>> Begin
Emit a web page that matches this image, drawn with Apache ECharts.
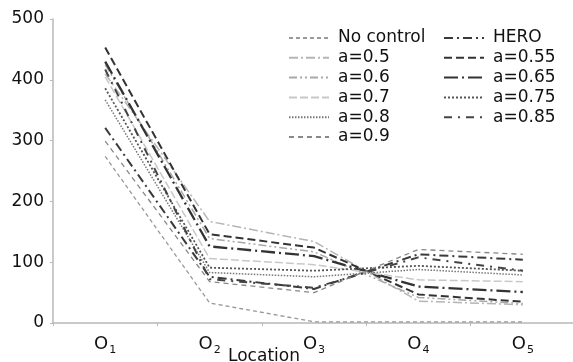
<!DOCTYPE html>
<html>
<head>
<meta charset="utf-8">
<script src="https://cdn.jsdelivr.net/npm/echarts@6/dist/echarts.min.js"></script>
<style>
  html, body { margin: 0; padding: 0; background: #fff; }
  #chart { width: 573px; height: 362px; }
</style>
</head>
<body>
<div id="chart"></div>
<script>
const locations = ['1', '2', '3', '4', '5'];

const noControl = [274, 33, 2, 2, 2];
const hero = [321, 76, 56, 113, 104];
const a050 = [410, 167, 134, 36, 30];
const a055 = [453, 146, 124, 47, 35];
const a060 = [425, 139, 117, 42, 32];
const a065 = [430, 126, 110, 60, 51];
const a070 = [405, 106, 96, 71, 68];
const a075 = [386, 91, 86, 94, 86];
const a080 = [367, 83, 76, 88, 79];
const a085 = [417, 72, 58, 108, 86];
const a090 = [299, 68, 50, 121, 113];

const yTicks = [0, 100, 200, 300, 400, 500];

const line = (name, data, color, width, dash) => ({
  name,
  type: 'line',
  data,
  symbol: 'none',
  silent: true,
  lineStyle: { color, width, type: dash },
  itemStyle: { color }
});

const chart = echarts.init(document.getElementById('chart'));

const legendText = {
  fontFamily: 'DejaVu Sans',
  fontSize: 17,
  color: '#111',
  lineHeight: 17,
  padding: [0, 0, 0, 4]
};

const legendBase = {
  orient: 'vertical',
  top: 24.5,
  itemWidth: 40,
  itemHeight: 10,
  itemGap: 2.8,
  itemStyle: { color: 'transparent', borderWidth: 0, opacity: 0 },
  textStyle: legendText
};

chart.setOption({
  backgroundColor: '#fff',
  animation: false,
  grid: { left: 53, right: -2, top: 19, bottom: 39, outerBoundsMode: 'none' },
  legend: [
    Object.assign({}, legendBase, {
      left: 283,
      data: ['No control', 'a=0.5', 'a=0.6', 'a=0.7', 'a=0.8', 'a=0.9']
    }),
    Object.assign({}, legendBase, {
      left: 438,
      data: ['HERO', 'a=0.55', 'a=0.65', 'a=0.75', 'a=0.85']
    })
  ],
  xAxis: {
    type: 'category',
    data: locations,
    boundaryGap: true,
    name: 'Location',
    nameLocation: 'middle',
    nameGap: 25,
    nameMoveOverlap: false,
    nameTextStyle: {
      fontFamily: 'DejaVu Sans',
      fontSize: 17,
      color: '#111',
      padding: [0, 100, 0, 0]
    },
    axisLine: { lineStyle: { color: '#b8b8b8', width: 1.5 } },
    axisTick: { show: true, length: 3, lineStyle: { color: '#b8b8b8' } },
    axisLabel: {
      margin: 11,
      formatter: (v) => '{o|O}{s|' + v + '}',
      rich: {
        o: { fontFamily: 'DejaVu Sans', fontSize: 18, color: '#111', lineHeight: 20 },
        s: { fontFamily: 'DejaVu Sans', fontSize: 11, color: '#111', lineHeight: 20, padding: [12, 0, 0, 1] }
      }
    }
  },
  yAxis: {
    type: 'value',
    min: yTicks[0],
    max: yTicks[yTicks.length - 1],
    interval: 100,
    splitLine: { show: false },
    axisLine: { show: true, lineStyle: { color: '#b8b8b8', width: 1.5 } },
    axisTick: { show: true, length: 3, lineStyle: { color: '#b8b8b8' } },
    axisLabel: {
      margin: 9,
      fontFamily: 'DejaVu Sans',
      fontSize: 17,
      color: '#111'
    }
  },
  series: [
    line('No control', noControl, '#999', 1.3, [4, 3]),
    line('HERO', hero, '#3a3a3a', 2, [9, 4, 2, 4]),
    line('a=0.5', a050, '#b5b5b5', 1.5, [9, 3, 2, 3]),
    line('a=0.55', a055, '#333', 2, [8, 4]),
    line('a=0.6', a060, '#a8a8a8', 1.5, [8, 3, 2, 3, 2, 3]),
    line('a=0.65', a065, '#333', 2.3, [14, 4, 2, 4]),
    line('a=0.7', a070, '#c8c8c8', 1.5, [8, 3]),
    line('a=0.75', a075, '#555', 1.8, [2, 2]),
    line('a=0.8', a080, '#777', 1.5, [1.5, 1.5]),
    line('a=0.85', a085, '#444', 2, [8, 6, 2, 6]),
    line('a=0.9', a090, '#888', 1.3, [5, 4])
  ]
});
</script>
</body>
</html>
>> End
■ STATED TASK ■
Repeat exactly and only the lines from the start of the data above through the line that holds "const locations = ['1', '2', '3', '4', '5'];", inclusive. Pictures do not belong in the copy.

■ WRITTEN SOLUTION ■
Emit a web page that matches this image, drawn with Apache ECharts.
<!DOCTYPE html>
<html>
<head>
<meta charset="utf-8">
<script src="https://cdn.jsdelivr.net/npm/echarts@6/dist/echarts.min.js"></script>
<style>
  html, body { margin: 0; padding: 0; background: #fff; }
  #chart { width: 573px; height: 362px; }
</style>
</head>
<body>
<div id="chart"></div>
<script>
const locations = ['1', '2', '3', '4', '5'];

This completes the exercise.